Because the Xandem solution can be installed hidden from view, it’s also more aesthetically appealing for many end-users. The nodes used in the system can are also not affected by dirt or other types of debris.
"If you’ve got a warehouse or another large area that's difficult to protect, these things can get completely dirty," Wilson said. "You can literally cake these things with dirt and dust and it doesn’t matter, it doesn’t hurt our sensing. If you use a beam in a warehouse, if it gets dirty it’s not going to work, if someone puts a box down in front of it’s not going to work."
Essentially, the technology works like "connect the dots," according Wilson.
"Basically, you just surround the perimeter in somewhat of a regular fashion. It doesn’t have to be exact, (the nodes) don’t have to point in a certain direction," he explained. "You just mount them to the wall at about a meter off the ground and they form a mesh network – each one talking to the others. And then when you walk in between them, that’s where the sensing occurs."

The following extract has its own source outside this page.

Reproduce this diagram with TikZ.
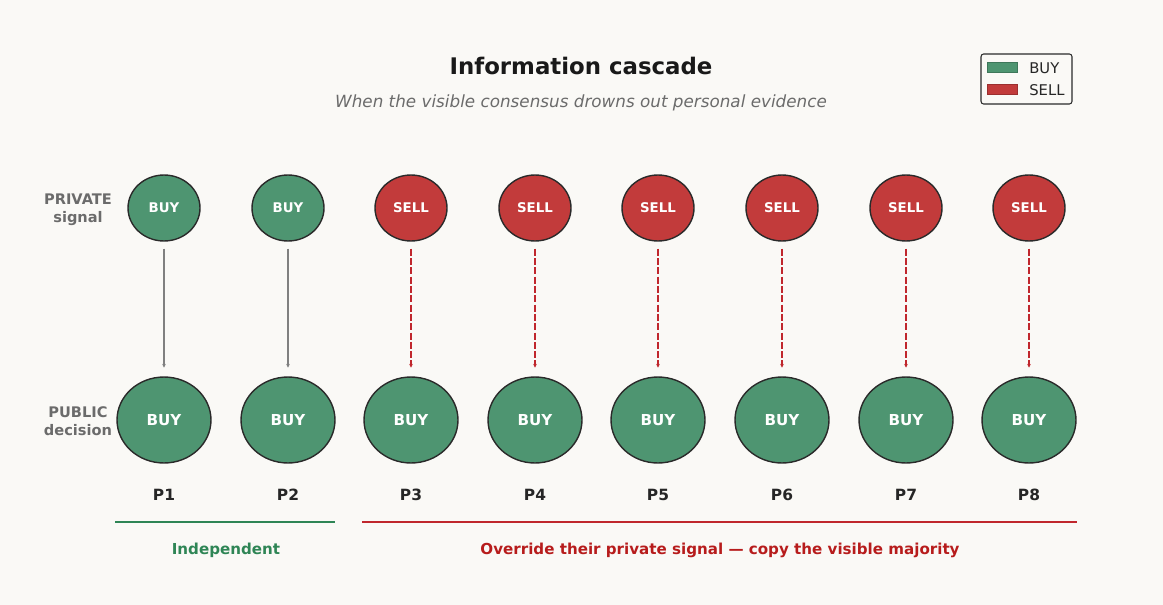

In addition, Wilson said that their solution works the same as any other motion detector in the industry and that it has been designed to be compatible with security systems that are currently installed in the market. The technology has already been deployed in several applications including at the warehouse of one commercial construction company that had been victimized by several costly break-ins.
Though they won’t turn end-user customers down completely, Wilson said their goal is bring the technology to the market through the integrator channel and that they’re offering resellers a discount and a support program to help accomplish that.